Exciting prospects to emerge?
The Six Nations is a competition usually for the tried and tested, given its high stakes, but there is also room for new faces to shine. This season’s tournament should be no exception, with England, Ireland and Wales possibly leading the way. London Irish wing and England hopeful Ollie Hassell-Collins is among the Gallagher Premiership’s most consistent performers, showcasing blistering pace and exceptional try-scoring ability, while uncapped Ireland centre Jamie Osborne continued his rapid rise with a man-of-the-match display in Leinster’s recent Heineken Champions Cup rout of Gloucester, and Wales possess two of British rugby’s most promising prospects in Exeter forwards Dafydd Jenkins and Christ Tshiunza.


World Cup form guide
The Six Nations offers a final chance to see Europe’s major contenders in full throttle before attention switches to the World Cup. Summer warm-up games will allow coaches to make final selection touches, but for serious competitive action, this season’s tournament has extra spice. It will be a major surprise if Ireland or France do not head to the World Cup with a Six Nations title in the locker, although both will have pressures, given that Ireland have never progressed beyond the tournament’s quarter-final phase and France face huge home nation expectation. Time is not on the side of Borthwick and Gatland, given their recent appointments, but both will oversee hugely-competitive squads, while it could be Gregor Townsend’s last Six Nations campaign as Scotland head coach, given speculation that he might be heading to new pastures later this year.
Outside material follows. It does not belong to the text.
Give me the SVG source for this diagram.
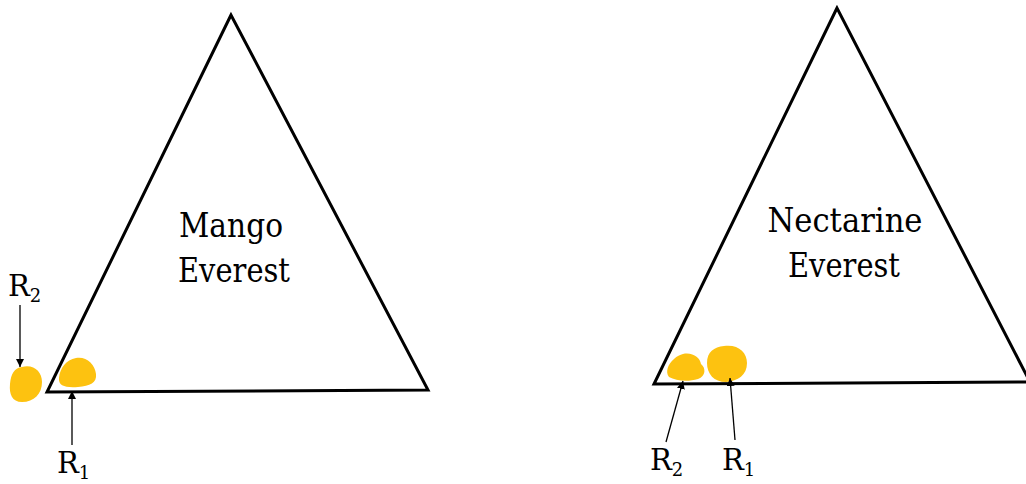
<svg xmlns="http://www.w3.org/2000/svg" width="1026" height="484" viewBox="0 0 1026 484">
<style>
.tri{fill:none;stroke:#000;stroke-width:3;stroke-linejoin:miter}
.lbl{font-family:'DejaVu Serif',serif;font-size:34px;fill:#000;text-anchor:middle}
.r{font-family:'DejaVu Serif',serif;font-size:29px;fill:#000}
.sub{font-size:18px}
.blob{fill:#FDC210}
.arr{stroke:#000;stroke-width:1.3;fill:none;marker-end:url(#ah)}
</style>
<defs>
<marker id="ah" viewBox="0 0 10 10" refX="10" refY="5" markerWidth="8" markerHeight="8" markerUnits="userSpaceOnUse" orient="auto">
<path d="M0,0 L10,5 L0,10 z" fill="#000"/>
</marker>
</defs>
<rect width="1026" height="484" fill="#fff"/>
<g id="mango">
<path class="tri" d="M231,15 L47,392 L428,390 Z"/>
<text class="lbl" x="231" y="237" textLength="104" lengthAdjust="spacingAndGlyphs">Mango</text>
<text class="lbl" x="234" y="282" textLength="112" lengthAdjust="spacingAndGlyphs">Everest</text>
</g>
<g id="nectarine">
<path class="tri" d="M837,8 L654,384 L1030,382 Z"/>
<text class="lbl" x="845" y="232" textLength="155" lengthAdjust="spacingAndGlyphs">Nectarine</text>
<text class="lbl" x="844" y="277" textLength="112" lengthAdjust="spacingAndGlyphs">Everest</text>
</g>
<g id="blobs">
<path class="blob" d="M22,367 C34,364 42,372 42,382 C42,394 34,402 22,402 C12,402 9,394 10,384 C11,374 14,368 22,367 Z"/>
<path class="blob" d="M76,358 C86,356 95,364 96,374 C97,383 90,386 78,387 C66,388 58,386 59,378 C60,368 66,360 76,358 Z"/>
<path class="blob" d="M683,354 C693,352 700,358 701,364 C706,368 706,376 698,379 C688,382 676,381 669,377 C665,372 668,364 674,359 C677,356 680,355 683,354 Z"/>
<path class="blob" d="M724,346 C738,344 747,352 747,363 C747,375 738,381 726,382 C714,382 707,374 707,363 C707,352 714,347 724,346 Z"/>
</g>
<g id="connectors">
<line class="arr" x1="20" y1="305" x2="20" y2="367"/>
<line class="arr" x1="72" y1="445" x2="72" y2="391"/>
<line class="arr" x1="666" y1="442" x2="683" y2="381"/>
<line class="arr" x1="735" y1="440" x2="730" y2="378"/>
</g>
<g id="labels">
<text class="r" x="8" y="296">R<tspan class="sub" dy="6">2</tspan></text>
<text class="r" x="57" y="473">R<tspan class="sub" dy="6">1</tspan></text>
<text class="r" x="650" y="470">R<tspan class="sub" dy="6">2</tspan></text>
<text class="r" x="722" y="470">R<tspan class="sub" dy="6">1</tspan></text>
</g>
</svg>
2023 Guinness Six Nations championship fixtures and officials (kick-off times GMT)

February 4
Wales v Ireland (Cardiff, 1415): referee – Karl Dickson (England); assistant referees – Angus Gardner (Australia), Luke Pearce (England).
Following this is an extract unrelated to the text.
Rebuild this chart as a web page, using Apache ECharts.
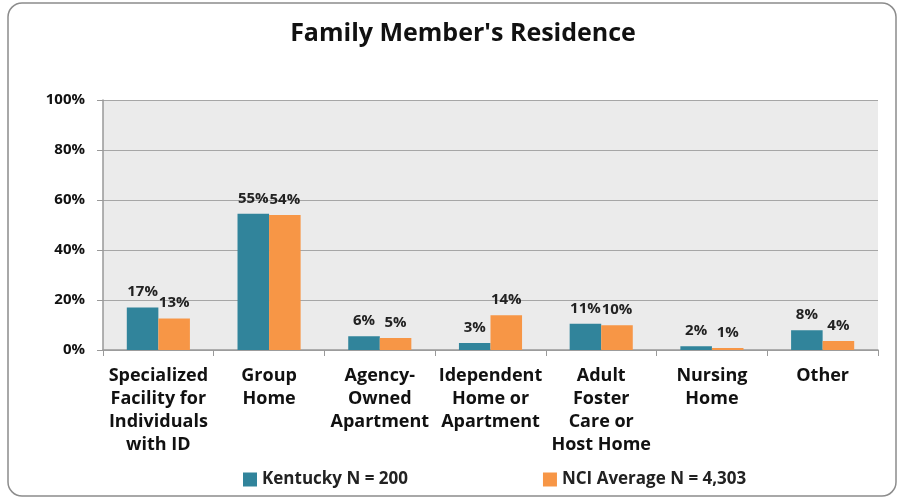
<!DOCTYPE html>
<html>
<head>
<meta charset="utf-8">
<script src="https://cdn.jsdelivr.net/npm/echarts@6/dist/echarts.min.js"></script>
<style>
  html, body { margin: 0; padding: 0; background: #fff; }
  #chart { width: 900px; height: 499px; }
</style>
</head>
<body>
<div id="chart"></div>
<script>
const categories = [
  'Specialized\nFacility for\nIndividuals\nwith ID',
  'Group\nHome',
  'Agency-\nOwned\nApartment',
  'Idependent\nHome or\nApartment',
  'Adult\nFoster\nCare or\nHost Home',
  'Nursing\nHome',
  'Other'
];
const kentucky = [17, 54.5, 5.5, 2.8, 10.5, 1.5, 7.9];
const nciAverage = [12.6, 54, 4.8, 13.9, 9.9, 0.8, 3.6];
const yTicks = [0, 20, 40, 60, 80, 100];

const font = '"Open Sans", sans-serif';

const chart = echarts.init(document.getElementById('chart'));

const barLabel = {
  show: true,
  position: 'top',
  distance: 8,
  fontFamily: font,
  fontWeight: 'bold',
  fontSize: 15,
  color: '#222',
  formatter: p => Math.round(p.value) + '%'
};

chart.setOption({
  animation: false,
  title: {
    text: "Family Member's Residence",
    left: 458,
    textAlign: 'center',
    top: 16,
    textStyle: { fontFamily: font, fontWeight: 'bold', fontSize: 25, color: '#111' }
  },
  graphic: [{
    type: 'rect',
    shape: { x: 8, y: 3, width: 888, height: 493, r: 14 },
    style: { fill: 'none', stroke: '#8c8c8c', lineWidth: 1.5 },
    z: -1
  }],
  legend: {
    left: 238,
    top: 466,
    itemWidth: 14,
    itemHeight: 14,
    itemGap: 135,
    icon: 'rect',
    textStyle: { fontFamily: font, fontWeight: 'bold', fontSize: 17, color: '#222' },
    data: ['Kentucky N = 200', 'NCI Average N = 4,303']
  },
  grid: {
    left: 103, right: 22, top: 100, bottom: 149,
    show: true,
    backgroundColor: '#ebebeb',
    borderWidth: 0
  },
  xAxis: {
    type: 'category',
    data: categories,
    axisLine: { lineStyle: { color: '#999', width: 1.5 } },
    axisTick: { show: true, length: 6, lineStyle: { color: '#999' } },
    axisLabel: {
      interval: 0,
      margin: 14,
      fontFamily: font,
      fontWeight: 'bold',
      fontSize: 18,
      lineHeight: 23,
      color: '#111'
    }
  },
  yAxis: {
    type: 'value',
    min: yTicks[0],
    max: yTicks[yTicks.length - 1],
    interval: 20,
    axisLine: { show: true, lineStyle: { color: '#999', width: 1.5 } },
    axisTick: { show: true, length: 6, lineStyle: { color: '#999' } },
    splitLine: { lineStyle: { color: '#a6a6a6', width: 1.2 } },
    axisLabel: {
      margin: 18,
      fontFamily: font,
      fontWeight: 'bold',
      fontSize: 15,
      color: '#111',
      formatter: '{value}%'
    }
  },
  series: [
    {
      name: 'Kentucky N = 200',
      type: 'bar',
      data: kentucky,
      barGap: '0%',
      barCategoryGap: '43%',
      itemStyle: { color: '#31849b' },
      label: barLabel
    },
    {
      name: 'NCI Average N = 4,303',
      type: 'bar',
      data: nciAverage,
      barGap: '0%',
      barCategoryGap: '43%',
      itemStyle: { color: '#f79646' },
      label: barLabel
    }
  ]
});
</script>
</body>
</html>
England v Scotland (Twickenham, 1645): referee – Paul Williams (New Zealand); assistant referees – Ben O’Keeffe, James Doleman (both New Zealand).

February 5
Italy v France (Rome, 1500): referee – Matthew Carley (England); assistant referees – Nic Berry, Jordan Way (both Australia).


February 11
Ireland v France (Dublin, 1415): referee – Wayne Barnes (England); assistant referees – Matthew Carley (England), Jordan Way (Australia).
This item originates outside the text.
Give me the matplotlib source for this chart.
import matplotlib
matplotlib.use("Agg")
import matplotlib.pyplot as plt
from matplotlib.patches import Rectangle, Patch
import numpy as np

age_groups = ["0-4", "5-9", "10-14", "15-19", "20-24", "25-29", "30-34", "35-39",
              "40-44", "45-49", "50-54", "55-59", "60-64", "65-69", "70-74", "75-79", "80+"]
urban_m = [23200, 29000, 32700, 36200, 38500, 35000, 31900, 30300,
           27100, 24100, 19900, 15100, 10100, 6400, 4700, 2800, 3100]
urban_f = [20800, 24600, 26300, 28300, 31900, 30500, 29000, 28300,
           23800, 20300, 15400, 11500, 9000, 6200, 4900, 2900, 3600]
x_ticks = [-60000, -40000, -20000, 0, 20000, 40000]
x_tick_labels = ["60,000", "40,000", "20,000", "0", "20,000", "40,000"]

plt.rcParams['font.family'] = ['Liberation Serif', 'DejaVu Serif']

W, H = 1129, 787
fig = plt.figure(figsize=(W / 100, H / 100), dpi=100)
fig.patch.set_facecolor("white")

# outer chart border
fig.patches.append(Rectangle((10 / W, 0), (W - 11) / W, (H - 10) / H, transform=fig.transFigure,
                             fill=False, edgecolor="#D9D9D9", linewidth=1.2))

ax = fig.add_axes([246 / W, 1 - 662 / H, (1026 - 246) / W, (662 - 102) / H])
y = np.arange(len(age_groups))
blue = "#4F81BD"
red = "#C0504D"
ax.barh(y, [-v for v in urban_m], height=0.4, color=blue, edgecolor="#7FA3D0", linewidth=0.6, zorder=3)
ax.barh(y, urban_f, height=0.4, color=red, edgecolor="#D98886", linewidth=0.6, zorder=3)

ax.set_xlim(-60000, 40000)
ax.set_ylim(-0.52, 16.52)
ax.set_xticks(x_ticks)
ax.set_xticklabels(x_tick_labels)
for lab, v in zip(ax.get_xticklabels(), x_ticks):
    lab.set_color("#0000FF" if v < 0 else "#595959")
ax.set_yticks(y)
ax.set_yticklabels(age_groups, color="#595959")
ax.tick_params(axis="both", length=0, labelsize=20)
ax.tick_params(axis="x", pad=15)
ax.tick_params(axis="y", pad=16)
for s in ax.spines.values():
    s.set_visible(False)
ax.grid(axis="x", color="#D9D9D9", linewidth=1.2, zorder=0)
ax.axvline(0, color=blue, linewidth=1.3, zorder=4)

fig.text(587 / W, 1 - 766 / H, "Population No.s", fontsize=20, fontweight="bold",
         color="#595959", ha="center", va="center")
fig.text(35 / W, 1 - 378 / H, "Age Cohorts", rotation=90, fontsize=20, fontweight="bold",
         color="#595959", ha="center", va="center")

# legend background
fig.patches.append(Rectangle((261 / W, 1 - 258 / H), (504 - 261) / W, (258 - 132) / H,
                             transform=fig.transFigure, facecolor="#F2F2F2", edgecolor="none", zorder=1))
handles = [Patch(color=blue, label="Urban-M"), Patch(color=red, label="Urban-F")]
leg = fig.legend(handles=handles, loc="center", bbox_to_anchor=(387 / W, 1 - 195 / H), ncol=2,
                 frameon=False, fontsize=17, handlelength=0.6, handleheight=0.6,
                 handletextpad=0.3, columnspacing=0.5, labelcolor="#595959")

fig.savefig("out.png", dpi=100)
Scotland v Wales (Edinburgh, 1645): referee – Andrew Brace (Ireland); assistant referees – Frank Murphy, Chris Busby (both Ireland).

February 12
England v Italy (Twickenham, 1500): referee – James Doleman (New Zealand); assistant referees – Mathieu Raynal, Tual Trainini (both France).

February 25
Italy v Ireland (Rome, 1415): referee – Mike Adamson (Scotland); assistant referees – Wayne Barnes (England), Craig Evans (Wales).

Wales v England (Cardiff, 1645): referee – Mathieu Raynal (France); assistant referees – Andrew Brace (Ireland), Pierre Brousset (France).

February 26
France v Scotland (Paris, 1500): referee – Nika Amashukeli (Georgia); assistant referees – Karl Dickson (England), Andrea Piardi (Italy).

March 11
Italy v Wales (Rome, 1415): referee – Damon Murphy (Australia); assistant referees – Karl Dickson (England), Chris Busby (Ireland).

England v France (Twickenham, 1645): referee – Ben O’Keeffe (New Zealand; assistant referees – Jaco Peyper (South Africa), Andrea Piardi (Italy).

March 12
Scotland v Ireland (Edinburgh, 1500): referee – Luke Pearce (England); assistant referees – Wayne Barnes, Christophe Ridley (both England).

March 18
Scotland v Italy (Edinburgh, 1230): referee – Angus Gardner (Australia); assistant referees – Matthew Carley (England), Craig Evans (Wales).

France v Wales (Paris, 1445): referee – Nic Berry (Australia); assistant referees – Andrew Brace (Ireland), Christophe Ridley (England).

Ireland v England (Dublin, 1700): referee – Jaco Peyper (South Africa); assistant referees – Ben O’Keeffe (New Zealand), Pierre Brousset (France).